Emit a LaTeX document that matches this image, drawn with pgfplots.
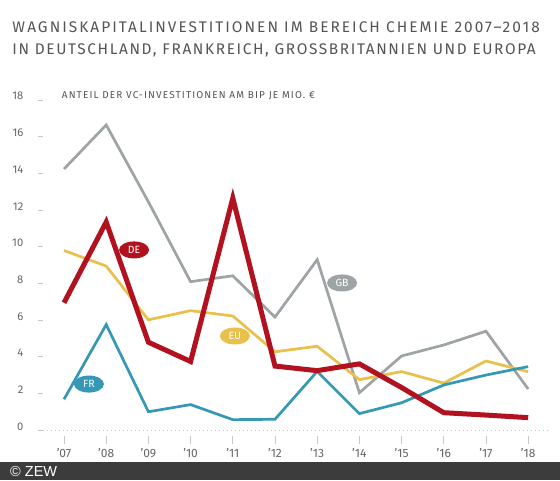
\documentclass[border=0pt]{standalone}
\usepackage{fontspec}
\setmainfont{Fira Sans}
\newfontfamily\zewfont{Liberation Sans}
\usepackage{pgfplots}
\pgfplotsset{compat=1.18}
\usetikzlibrary{shapes.geometric}
\definecolor{deRed}{HTML}{B2121F}
\definecolor{gbGray}{HTML}{9EA3A6}
\definecolor{euYellow}{HTML}{E8C04A}
\definecolor{frTeal}{HTML}{3598B4}
\definecolor{titleGray}{HTML}{555555}
\definecolor{labGray}{HTML}{666666}
\definecolor{tickGray}{HTML}{C8C8C8}
\definecolor{barGray}{HTML}{3C3C3C}
\begin{document}
\begin{tikzpicture}
\useasboundingbox (0pt,0pt) rectangle (560pt,480pt);
\fill[white] (0pt,0pt) rectangle (560pt,480pt);
\fill[barGray] (0pt,0pt) rectangle (560pt,18pt);
\node[anchor=base west, inner sep=0, text=white, font=\zewfont\fontsize{14.5}{14.5}\selectfont] at (10pt,3.3pt) {© ZEW};
\node[anchor=base west, inner sep=0, text=titleGray, font=\fontsize{15.4}{15.4}\selectfont\addfontfeature{LetterSpace=13.3}] at (12.3pt,447.7pt) {WAGNISKAPITALINVESTITIONEN IM BEREICH CHEMIE 2007–2018};
\node[anchor=base west, inner sep=0, text=titleGray, font=\fontsize{15.4}{15.4}\selectfont\addfontfeature{LetterSpace=10.6}] at (12.3pt,425pt) {IN DEUTSCHLAND, FRANKREICH, GROSSBRITANNIEN UND EUROPA};
\node[anchor=base west, inner sep=0, text=titleGray, font=\fontsize{10}{10}\selectfont\addfontfeature{LetterSpace=11.3}] at (61.7pt,381pt) {ANTEIL DER VC-INVESTITIONEN AM BIP JE MIO. €};
\begin{axis}[
  scale only axis, width=505pt, height=330.3pt,
  at={(43pt,49.7pt)}, anchor=south west,
  xmin=2006.502, xmax=2018.47, ymin=0, ymax=18,
  axis line style={draw=none},
  clip=false,
  xtick={2007,...,2018},
  xticklabels={{\char39 07},{\char39 08},{\char39 09},{\char39 10},{\char39 11},{\char39 12},{\char39 13},{\char39 14},{\char39 15},{\char39 16},{\char39 17},{\char39 18}},
  ytick={0,2,...,18},
  tick align=outside, major tick length=5pt,
  xtick pos=bottom, ytick pos=left,
  ytick style={tickGray, line width=0.9pt},
  xtick style={draw=none},
  /pgf/number format/assume math mode=true,
  yticklabel style={font=\fontsize{11.2}{11.2}\selectfont, text=labGray, anchor=base east, inner sep=0pt, xshift=-14.5pt},
  xticklabel style={font=\fontsize{12}{12}\selectfont, text=labGray, anchor=base, inner sep=0pt, yshift=-22pt},
]
\draw[tickGray, line width=0.9pt, dash pattern=on 1pt off 3pt] (axis cs:2006.502,0) -- (axis cs:2018.47,0);
\foreach \yr in {2007,...,2018}{
  \edef\tmp{\noexpand\draw[tickGray, line width=0.9pt] (axis cs:\yr,-0.31) -- (axis cs:\yr,-0.75);}\tmp
}
% GB
\addplot[gbGray, line width=2.7pt, line join=miter, no markers] coordinates {
 (2007,14.24) (2008,16.64) (2009,12.45) (2010,8.1) (2011,8.42) (2012,6.17)
 (2013,9.30) (2014,2.05) (2015,4.05) (2016,4.65) (2017,5.40) (2018,2.25)};
% EU
\addplot[euYellow, line width=2.7pt, line join=miter, no markers] coordinates {
 (2007,9.80) (2008,8.95) (2009,6.02) (2010,6.52) (2011,6.23) (2012,4.28)
 (2013,4.58) (2014,2.76) (2015,3.20) (2016,2.57) (2017,3.78) (2018,3.19)};
% FR
\addplot[frTeal, line width=2.7pt, line join=miter, no markers] coordinates {
 (2007,1.69) (2008,5.76) (2009,1.01) (2010,1.40) (2011,0.58) (2012,0.60)
 (2013,3.21) (2014,0.91) (2015,1.50) (2016,2.47) (2017,3.01) (2018,3.47)};
% DE
\addplot[deRed, line width=5pt, line join=miter, no markers] coordinates {
 (2007,6.95) (2008,11.35) (2009,4.80) (2010,3.75) (2011,12.65) (2012,3.50)
 (2013,3.25) (2014,3.62) (2015,2.33) (2016,0.96) (2017,0.83) (2018,0.69)};
\node[ellipse, fill=deRed, text=white, minimum width=30pt, minimum height=17pt, inner sep=0pt, font=\fontsize{10.5}{10.5}\selectfont] at (axis cs:2008.66,9.83) {DE};
\node[ellipse, fill=euYellow, text=white, minimum width=30pt, minimum height=17pt, inner sep=0pt, font=\fontsize{10.5}{10.5}\selectfont] at (axis cs:2011.05,5.14) {EU};
\node[ellipse, fill=frTeal, text=white, minimum width=30pt, minimum height=17pt, inner sep=0pt, font=\fontsize{10.5}{10.5}\selectfont] at (axis cs:2007.59,2.52) {FR};
\node[ellipse, fill=gbGray, text=white, minimum width=30pt, minimum height=17pt, inner sep=0pt, font=\fontsize{10.5}{10.5}\selectfont] at (axis cs:2013.59,8.03) {GB};
\end{axis}
\end{tikzpicture}
\end{document}
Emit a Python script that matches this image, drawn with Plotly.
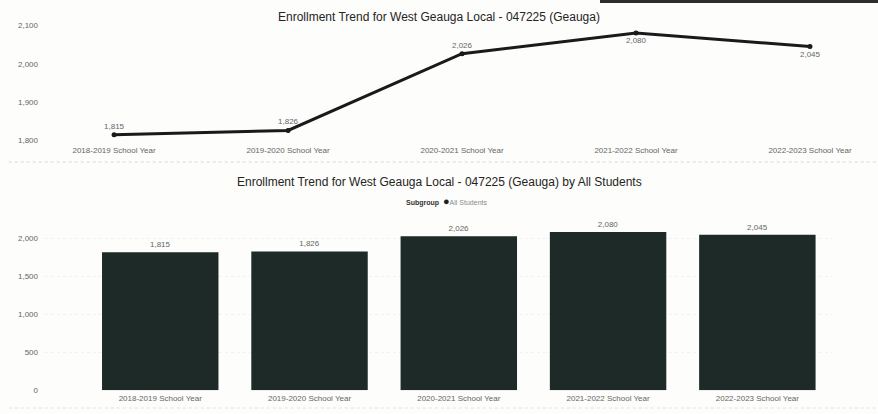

-------

Pick out each line in the material containing "Emit".

Emit a LaTeX document that matches this image, drawn with pgfplots.
Emit a Python script that matches this image, drawn with Plotly.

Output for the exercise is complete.